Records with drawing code
** start **
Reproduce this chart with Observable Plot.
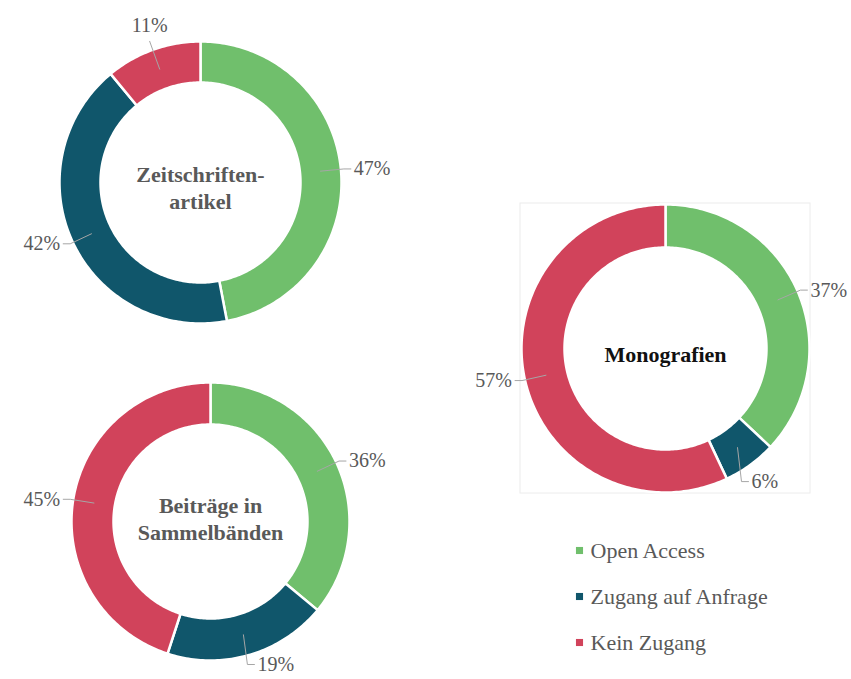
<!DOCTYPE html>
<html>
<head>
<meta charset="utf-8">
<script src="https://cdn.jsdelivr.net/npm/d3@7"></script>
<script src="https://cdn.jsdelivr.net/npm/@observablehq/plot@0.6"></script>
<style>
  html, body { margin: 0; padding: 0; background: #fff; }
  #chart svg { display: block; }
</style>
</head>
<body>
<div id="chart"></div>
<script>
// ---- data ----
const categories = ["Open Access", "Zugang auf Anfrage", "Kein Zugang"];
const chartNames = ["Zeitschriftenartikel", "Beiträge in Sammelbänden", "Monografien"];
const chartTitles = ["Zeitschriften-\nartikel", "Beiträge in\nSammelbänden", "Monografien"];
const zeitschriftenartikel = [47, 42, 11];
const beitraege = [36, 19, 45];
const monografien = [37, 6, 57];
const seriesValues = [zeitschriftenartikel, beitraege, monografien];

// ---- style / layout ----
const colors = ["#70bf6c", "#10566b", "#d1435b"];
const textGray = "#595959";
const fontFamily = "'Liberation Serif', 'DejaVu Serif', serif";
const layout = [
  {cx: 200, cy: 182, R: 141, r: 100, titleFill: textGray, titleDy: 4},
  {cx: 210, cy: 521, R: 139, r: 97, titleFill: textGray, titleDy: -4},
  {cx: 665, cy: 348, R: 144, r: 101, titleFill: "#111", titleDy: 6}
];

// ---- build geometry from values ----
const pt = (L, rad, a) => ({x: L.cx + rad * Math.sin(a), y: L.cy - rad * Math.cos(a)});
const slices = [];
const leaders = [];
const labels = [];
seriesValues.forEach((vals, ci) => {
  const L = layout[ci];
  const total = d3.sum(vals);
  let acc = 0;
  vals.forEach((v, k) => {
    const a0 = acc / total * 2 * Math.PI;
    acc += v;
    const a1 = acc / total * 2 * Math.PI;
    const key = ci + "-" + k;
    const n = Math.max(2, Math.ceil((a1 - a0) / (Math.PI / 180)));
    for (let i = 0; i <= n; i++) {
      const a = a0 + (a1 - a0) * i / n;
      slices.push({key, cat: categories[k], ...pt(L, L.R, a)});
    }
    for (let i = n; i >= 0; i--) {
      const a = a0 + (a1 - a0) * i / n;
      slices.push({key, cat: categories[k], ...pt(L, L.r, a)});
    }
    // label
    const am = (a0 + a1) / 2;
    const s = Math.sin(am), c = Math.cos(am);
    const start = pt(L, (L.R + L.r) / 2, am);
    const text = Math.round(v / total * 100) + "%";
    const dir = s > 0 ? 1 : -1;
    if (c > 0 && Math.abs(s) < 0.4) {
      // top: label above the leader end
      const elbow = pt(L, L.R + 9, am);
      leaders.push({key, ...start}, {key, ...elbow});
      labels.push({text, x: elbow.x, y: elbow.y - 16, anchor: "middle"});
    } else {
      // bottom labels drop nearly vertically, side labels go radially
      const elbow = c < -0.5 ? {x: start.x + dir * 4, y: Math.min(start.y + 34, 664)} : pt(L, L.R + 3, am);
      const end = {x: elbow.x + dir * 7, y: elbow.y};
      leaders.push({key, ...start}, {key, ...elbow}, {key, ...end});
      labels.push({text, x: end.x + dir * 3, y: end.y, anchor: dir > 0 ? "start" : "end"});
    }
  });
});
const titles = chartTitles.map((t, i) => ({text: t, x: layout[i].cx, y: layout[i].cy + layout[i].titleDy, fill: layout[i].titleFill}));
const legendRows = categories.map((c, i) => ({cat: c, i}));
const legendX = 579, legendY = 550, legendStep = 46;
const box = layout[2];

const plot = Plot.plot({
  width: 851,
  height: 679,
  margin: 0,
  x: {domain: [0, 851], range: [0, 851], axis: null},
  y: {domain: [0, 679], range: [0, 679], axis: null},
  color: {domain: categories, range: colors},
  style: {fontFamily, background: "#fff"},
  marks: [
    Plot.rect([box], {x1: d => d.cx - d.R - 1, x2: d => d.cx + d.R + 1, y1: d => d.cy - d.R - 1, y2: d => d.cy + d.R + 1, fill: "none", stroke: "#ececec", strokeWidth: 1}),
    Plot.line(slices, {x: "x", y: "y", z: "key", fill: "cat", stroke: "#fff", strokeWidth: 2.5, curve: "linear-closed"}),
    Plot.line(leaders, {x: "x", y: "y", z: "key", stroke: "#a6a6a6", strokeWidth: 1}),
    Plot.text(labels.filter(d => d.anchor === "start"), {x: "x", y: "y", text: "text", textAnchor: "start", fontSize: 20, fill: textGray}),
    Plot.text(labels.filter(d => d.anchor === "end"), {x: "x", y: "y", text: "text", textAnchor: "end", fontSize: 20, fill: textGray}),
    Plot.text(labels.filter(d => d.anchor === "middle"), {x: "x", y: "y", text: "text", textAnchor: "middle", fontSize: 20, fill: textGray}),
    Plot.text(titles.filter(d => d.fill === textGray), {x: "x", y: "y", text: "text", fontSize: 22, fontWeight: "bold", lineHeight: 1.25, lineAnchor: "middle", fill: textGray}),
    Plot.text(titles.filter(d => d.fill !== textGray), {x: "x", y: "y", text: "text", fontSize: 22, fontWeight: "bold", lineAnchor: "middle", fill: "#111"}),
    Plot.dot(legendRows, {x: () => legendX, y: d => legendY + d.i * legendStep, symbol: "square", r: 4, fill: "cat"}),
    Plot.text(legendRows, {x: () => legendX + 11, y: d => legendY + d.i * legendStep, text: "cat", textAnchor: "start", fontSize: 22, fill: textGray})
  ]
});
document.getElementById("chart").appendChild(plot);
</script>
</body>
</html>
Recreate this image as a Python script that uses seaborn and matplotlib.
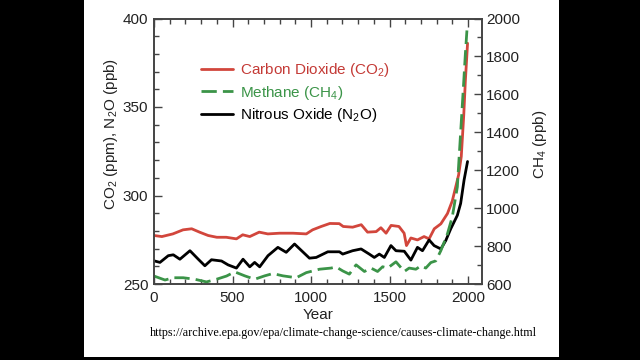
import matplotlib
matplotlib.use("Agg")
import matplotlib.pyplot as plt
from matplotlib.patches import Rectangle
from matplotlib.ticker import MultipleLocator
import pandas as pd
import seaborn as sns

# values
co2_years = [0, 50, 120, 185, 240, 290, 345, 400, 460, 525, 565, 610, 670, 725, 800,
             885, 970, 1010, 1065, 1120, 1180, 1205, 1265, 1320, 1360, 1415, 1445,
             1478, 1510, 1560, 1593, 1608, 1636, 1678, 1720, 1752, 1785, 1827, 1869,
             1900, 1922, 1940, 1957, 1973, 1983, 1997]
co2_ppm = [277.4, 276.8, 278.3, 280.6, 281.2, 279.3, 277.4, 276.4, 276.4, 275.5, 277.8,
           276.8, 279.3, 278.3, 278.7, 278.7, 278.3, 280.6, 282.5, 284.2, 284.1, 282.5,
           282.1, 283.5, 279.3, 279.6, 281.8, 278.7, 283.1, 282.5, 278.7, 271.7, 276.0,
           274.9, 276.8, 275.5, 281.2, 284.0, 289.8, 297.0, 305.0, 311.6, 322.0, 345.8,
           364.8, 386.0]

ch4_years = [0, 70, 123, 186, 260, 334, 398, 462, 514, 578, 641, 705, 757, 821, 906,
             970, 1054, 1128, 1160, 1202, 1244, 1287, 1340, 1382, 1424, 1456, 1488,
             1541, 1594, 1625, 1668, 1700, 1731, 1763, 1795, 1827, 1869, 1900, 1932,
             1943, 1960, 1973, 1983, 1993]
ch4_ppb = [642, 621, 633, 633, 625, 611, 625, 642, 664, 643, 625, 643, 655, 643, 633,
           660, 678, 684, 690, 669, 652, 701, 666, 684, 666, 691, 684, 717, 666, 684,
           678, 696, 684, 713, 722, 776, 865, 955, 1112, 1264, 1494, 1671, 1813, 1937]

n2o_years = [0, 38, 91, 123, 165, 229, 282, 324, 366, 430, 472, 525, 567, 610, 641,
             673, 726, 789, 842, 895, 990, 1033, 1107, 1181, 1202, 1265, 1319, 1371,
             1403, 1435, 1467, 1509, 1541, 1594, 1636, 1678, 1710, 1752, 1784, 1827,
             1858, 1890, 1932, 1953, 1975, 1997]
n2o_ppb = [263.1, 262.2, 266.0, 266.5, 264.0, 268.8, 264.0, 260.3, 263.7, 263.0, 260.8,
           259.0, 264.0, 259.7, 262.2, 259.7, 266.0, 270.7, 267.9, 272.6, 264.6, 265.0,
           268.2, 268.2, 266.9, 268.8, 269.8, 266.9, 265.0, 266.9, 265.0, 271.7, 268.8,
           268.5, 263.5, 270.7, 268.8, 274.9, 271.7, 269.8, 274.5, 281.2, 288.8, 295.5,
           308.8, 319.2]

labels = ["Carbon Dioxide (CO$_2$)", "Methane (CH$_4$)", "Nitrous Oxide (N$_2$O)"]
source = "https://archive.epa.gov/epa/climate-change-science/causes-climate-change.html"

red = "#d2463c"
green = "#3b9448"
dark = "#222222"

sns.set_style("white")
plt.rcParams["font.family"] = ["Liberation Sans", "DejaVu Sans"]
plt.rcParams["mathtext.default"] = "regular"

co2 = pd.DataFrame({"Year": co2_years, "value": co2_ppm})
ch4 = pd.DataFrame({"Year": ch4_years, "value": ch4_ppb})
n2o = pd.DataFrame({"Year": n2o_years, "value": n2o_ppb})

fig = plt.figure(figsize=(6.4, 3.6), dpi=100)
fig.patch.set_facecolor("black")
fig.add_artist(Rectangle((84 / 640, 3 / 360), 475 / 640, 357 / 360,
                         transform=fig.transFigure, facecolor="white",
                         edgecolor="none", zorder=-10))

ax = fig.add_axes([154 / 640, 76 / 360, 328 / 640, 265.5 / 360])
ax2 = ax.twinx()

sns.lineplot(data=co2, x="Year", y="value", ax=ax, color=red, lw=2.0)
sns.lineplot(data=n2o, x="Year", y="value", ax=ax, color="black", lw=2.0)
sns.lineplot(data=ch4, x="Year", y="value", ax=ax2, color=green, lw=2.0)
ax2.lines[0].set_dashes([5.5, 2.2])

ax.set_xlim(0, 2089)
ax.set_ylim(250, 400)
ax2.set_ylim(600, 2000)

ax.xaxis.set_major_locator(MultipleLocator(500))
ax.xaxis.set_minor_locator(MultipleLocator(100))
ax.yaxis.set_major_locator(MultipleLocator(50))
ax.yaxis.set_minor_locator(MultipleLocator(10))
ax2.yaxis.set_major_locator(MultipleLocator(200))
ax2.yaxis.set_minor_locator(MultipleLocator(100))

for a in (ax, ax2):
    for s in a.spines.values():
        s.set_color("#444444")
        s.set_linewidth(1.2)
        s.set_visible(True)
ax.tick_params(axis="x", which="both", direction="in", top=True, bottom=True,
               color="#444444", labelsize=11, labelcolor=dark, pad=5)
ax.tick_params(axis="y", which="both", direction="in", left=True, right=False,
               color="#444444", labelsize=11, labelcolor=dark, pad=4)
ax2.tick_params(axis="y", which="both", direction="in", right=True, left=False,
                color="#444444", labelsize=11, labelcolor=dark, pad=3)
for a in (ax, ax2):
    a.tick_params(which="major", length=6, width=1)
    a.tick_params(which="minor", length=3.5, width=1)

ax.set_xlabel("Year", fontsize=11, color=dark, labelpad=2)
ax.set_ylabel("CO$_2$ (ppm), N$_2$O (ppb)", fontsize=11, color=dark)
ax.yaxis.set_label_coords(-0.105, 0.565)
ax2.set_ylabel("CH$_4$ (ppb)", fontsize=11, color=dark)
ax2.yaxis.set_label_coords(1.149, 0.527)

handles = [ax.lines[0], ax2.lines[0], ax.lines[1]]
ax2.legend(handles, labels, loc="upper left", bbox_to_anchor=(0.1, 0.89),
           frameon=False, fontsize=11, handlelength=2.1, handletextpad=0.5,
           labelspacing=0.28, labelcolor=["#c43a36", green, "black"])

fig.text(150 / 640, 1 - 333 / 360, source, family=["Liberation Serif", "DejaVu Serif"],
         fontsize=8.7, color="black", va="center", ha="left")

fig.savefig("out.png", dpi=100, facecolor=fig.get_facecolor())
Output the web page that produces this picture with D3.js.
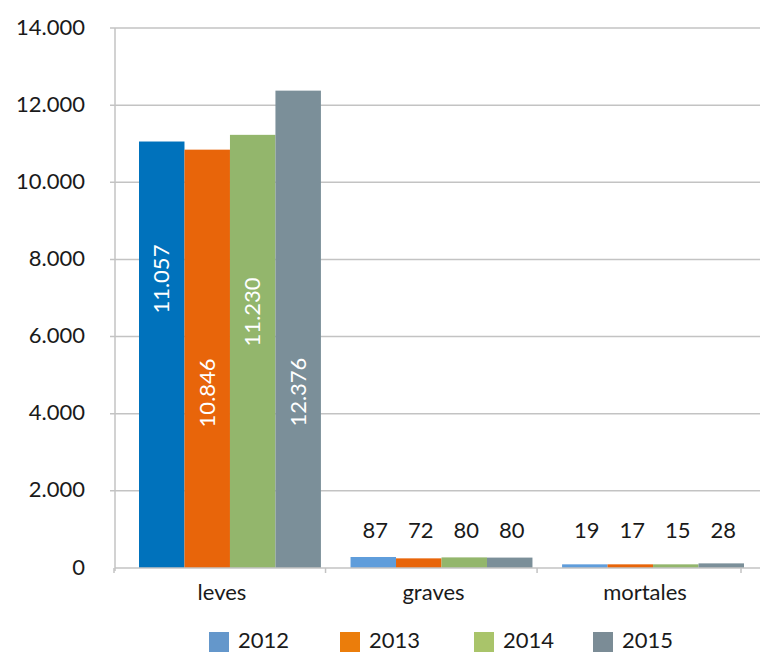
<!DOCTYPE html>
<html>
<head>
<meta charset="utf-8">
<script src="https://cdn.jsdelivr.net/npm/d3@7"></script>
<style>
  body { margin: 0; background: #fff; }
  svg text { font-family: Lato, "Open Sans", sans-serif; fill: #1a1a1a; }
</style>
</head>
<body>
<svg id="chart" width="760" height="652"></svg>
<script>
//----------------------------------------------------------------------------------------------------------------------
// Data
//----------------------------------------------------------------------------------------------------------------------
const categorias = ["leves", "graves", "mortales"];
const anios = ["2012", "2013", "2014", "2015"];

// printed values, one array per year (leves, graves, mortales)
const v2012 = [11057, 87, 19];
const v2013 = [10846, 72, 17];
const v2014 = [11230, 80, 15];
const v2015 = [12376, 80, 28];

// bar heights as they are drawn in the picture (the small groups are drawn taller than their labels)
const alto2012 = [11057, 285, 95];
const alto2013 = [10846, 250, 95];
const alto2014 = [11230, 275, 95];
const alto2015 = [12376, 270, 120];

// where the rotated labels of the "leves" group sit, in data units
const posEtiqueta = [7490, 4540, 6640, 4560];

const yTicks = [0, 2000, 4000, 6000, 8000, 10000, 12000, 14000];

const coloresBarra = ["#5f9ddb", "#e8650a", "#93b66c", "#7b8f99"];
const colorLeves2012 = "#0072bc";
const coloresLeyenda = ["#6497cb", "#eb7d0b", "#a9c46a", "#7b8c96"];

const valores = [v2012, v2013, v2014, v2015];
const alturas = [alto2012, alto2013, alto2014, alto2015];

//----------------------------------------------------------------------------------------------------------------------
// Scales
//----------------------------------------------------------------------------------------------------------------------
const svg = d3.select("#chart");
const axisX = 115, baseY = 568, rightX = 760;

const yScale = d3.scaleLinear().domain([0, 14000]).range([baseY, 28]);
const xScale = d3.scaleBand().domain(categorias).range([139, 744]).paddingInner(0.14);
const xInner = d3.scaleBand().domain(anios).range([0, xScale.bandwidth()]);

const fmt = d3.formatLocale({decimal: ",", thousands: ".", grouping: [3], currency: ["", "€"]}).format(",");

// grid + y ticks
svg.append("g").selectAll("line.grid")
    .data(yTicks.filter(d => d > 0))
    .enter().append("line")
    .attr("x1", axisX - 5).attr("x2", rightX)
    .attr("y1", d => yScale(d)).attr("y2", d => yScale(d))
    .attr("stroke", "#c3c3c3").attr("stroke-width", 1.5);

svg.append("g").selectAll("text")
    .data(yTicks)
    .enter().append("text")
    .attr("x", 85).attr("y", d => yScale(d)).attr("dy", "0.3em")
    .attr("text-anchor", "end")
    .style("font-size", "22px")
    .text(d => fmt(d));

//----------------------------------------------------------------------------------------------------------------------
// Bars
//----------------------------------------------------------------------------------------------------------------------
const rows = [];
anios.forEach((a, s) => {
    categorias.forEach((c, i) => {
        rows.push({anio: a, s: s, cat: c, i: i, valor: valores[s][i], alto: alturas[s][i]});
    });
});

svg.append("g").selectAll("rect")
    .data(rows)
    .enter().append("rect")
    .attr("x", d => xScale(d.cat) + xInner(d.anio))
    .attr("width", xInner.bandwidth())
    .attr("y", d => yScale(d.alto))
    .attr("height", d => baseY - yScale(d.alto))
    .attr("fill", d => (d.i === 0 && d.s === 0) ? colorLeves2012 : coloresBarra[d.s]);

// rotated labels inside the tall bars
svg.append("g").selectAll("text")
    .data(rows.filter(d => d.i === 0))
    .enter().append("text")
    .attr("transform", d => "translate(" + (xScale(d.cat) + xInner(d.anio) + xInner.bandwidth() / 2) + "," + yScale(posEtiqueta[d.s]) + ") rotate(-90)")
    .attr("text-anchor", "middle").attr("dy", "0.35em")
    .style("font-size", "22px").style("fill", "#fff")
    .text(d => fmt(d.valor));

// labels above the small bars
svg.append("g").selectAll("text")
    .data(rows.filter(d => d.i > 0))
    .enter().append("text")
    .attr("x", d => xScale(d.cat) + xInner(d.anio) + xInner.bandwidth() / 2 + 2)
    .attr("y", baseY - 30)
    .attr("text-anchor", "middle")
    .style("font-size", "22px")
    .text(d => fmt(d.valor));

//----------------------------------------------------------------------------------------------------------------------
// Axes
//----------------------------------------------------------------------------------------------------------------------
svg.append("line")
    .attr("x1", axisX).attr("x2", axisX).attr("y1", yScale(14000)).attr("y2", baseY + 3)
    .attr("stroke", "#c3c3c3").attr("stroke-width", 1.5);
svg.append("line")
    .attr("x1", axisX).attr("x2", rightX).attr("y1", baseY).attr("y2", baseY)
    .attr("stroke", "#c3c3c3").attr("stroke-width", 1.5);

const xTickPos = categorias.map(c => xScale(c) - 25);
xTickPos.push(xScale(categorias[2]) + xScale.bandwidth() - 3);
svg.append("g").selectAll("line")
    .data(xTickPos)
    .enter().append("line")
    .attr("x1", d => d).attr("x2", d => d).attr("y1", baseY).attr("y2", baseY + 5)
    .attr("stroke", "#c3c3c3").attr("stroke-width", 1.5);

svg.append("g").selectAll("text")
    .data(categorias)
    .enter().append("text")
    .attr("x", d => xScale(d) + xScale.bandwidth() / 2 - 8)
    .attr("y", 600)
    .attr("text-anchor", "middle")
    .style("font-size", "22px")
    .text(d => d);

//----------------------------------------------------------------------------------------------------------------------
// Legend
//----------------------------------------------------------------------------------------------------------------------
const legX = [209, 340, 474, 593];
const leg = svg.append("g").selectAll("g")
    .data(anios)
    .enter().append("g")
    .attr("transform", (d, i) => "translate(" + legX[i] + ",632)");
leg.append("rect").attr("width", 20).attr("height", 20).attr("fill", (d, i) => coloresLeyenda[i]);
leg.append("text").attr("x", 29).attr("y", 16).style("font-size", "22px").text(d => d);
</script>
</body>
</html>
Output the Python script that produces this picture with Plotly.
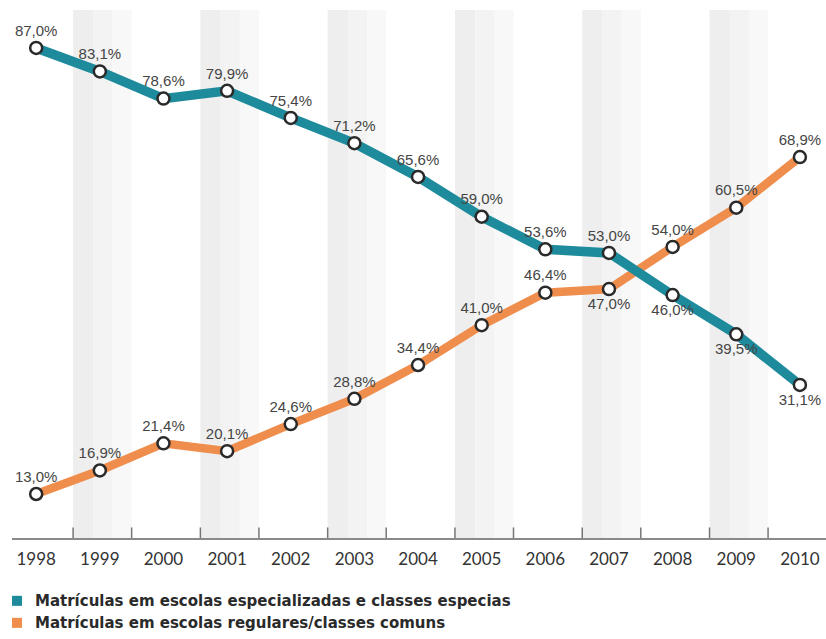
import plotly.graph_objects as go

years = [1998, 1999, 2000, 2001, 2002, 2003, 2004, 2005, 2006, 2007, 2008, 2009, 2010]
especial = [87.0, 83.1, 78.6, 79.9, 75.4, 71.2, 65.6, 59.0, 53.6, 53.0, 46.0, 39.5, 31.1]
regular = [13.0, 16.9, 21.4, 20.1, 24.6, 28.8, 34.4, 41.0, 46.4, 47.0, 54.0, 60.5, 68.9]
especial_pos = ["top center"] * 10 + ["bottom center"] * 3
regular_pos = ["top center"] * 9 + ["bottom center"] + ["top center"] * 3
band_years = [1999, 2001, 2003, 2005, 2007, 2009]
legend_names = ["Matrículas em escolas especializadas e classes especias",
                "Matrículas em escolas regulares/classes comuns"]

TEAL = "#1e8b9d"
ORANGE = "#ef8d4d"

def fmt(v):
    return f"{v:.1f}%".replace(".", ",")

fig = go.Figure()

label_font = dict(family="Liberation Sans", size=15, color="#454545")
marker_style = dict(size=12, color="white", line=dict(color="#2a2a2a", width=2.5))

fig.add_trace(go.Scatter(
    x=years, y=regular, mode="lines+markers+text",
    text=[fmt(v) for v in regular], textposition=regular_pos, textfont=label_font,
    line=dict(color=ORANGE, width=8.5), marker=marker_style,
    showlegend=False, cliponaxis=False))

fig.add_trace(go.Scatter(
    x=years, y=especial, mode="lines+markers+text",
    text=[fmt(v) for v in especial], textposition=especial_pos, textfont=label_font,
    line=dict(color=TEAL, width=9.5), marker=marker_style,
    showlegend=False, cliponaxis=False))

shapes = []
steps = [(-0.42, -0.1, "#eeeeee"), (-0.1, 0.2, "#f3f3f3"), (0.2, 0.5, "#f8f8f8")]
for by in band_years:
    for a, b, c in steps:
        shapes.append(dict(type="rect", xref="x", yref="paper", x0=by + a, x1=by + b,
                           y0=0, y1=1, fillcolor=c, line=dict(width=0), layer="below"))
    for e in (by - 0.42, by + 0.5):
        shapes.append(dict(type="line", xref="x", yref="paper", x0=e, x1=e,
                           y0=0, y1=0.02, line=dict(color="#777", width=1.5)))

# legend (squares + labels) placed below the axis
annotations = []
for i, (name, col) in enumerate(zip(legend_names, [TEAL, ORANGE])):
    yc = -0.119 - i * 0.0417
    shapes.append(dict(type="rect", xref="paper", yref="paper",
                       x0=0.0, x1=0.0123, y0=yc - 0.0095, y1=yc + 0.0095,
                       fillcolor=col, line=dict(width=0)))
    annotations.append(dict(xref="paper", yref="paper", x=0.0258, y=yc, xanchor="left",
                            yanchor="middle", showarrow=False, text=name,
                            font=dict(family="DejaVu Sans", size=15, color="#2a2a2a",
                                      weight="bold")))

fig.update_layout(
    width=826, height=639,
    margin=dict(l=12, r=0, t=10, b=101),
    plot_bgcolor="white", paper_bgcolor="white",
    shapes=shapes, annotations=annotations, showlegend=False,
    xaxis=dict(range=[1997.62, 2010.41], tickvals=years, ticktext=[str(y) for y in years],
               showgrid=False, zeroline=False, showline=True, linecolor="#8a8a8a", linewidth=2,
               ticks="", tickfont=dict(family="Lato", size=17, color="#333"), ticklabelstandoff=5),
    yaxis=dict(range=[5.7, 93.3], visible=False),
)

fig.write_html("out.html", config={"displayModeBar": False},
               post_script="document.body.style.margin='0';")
** end **
- EXERCISE AIM -
Transcribe exactly the lines between the one containing "Recreate this image" and the one containing "import seaborn as sns", counting both ends. Pictures are not copied.

- ANSWER BELOW -
Recreate this image as a Python script that uses seaborn and matplotlib.
import matplotlib
matplotlib.use("Agg")
import matplotlib.pyplot as plt
from matplotlib.patches import Rectangle
from matplotlib.ticker import MultipleLocator
import pandas as pd
import seaborn as sns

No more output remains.